Village in Cheshire, England

Sandiway is a village in the civil parish of Cuddington, Cheshire, England. It lies to the southeast of and is contiguous with the village of Cuddington.

Sandiway was the birthplace of John Douglas who designed buildings in the centre of Chester, buildings for the Dukes of Westminster and a number of churches in Cheshire. St John's Church, Sandiway, and its lychgate were designed by Douglas and both are Grade II listed buildings.

The Blue Cap is the local pub (on the A556) which was built in 1716 and is now named after a famous local foxhound which won a race against a racehorse at Newmarket in 1763 to settle a wager between the Hon John Smith-Barry, then first Master of the Cheshire foxhounds, and owner of Blue Cap, and Hugo Meynell, the father of modern fox hunting.

Sandiway Golf Club has been used in final qualifying for The Open golf championship and is a venue for regional amateur finals.
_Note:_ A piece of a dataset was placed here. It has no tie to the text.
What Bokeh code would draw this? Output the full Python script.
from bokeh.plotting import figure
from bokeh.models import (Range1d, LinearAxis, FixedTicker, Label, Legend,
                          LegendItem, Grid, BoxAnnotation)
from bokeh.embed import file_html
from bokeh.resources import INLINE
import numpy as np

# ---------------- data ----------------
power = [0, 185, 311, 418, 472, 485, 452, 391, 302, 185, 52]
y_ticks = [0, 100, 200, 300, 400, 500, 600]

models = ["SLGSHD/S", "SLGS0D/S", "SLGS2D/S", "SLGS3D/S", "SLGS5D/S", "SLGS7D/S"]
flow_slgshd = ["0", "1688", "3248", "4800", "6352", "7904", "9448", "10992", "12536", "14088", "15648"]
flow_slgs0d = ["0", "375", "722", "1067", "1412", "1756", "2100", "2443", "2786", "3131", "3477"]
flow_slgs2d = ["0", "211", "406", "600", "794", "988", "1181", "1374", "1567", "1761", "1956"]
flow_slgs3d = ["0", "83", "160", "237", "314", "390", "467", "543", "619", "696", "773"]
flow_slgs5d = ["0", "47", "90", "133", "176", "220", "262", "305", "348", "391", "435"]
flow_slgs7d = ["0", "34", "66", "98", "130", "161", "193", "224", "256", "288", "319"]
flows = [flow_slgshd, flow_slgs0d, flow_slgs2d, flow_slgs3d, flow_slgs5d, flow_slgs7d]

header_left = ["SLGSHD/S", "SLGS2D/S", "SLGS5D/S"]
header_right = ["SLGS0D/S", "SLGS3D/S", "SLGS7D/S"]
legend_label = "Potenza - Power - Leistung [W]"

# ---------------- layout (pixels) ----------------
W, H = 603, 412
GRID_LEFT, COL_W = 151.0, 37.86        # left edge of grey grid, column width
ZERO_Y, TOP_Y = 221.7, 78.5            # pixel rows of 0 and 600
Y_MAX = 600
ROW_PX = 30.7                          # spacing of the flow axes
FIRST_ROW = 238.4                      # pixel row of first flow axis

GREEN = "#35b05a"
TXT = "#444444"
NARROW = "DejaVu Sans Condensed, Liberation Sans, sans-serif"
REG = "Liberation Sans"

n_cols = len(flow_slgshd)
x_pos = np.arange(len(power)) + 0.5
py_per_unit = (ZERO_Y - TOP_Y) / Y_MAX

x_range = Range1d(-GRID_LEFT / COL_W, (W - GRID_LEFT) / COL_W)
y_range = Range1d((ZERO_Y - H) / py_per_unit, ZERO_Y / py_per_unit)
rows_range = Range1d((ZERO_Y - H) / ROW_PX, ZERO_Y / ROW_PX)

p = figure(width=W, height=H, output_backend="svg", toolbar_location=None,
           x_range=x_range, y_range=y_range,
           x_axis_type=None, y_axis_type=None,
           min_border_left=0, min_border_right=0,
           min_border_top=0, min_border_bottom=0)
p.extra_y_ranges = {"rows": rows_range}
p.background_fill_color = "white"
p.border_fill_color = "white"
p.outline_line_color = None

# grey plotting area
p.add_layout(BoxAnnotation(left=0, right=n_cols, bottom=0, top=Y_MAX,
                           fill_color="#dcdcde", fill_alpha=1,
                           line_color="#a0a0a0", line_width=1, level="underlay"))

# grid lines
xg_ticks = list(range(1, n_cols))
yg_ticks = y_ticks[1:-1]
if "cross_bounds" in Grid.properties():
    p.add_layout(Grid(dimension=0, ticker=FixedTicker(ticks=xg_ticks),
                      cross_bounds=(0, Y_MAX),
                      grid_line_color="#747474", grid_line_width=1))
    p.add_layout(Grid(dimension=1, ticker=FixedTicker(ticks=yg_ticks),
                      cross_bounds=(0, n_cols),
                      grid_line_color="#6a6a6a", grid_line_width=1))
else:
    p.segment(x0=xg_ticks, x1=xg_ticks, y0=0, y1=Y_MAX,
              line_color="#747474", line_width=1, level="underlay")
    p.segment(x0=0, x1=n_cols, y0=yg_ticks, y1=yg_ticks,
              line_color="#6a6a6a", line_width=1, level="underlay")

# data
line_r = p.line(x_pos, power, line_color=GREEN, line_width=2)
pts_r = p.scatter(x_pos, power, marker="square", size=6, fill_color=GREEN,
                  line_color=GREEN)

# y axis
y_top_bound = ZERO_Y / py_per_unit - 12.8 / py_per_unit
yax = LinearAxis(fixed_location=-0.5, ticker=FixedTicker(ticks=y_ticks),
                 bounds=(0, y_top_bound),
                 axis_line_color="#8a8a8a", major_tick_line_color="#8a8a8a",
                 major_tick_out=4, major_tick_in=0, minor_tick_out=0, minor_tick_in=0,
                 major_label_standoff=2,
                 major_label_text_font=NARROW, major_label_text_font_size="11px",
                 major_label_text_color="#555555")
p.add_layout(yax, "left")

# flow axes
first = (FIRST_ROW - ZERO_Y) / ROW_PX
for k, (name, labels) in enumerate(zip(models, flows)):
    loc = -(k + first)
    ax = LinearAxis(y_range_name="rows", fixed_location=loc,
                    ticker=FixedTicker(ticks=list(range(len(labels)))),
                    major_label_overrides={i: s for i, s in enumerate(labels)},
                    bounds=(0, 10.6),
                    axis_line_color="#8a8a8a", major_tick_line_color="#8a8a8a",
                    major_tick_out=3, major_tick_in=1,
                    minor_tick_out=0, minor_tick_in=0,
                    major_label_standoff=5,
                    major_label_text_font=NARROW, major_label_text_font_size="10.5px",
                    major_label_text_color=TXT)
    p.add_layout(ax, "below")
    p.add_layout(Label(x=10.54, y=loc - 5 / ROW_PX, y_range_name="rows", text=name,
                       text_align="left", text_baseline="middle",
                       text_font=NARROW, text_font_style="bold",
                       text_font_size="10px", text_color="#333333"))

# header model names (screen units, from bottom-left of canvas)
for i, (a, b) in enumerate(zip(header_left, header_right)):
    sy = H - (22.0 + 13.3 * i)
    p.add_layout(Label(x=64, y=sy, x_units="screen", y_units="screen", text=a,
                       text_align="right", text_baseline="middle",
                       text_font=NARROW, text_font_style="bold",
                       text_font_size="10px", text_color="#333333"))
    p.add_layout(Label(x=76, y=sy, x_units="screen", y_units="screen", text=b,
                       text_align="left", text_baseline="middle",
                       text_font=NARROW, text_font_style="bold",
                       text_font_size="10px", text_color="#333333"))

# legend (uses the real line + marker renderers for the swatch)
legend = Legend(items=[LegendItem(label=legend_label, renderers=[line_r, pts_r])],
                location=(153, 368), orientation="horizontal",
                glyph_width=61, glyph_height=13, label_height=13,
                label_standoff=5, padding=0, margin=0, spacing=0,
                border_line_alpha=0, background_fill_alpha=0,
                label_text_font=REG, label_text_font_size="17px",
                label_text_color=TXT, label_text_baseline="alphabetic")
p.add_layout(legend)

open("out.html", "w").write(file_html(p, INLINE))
The village has one local school, Sandiway Primary School located on Weaverham Road with an adjacent village car park.

Sandiway is the home of Blakemere Village, which has shops set in and around an Edwardian stable block with cobbled courtyard. The centre has an indoor and outdoor children's play area as well as a restaurant, falconry and craft workshop.

Sandiway has cross-roads where the A49 crosses the A556 at the Shell service station, also known as The Toll Bar, presumably from an ancient charge for using the road.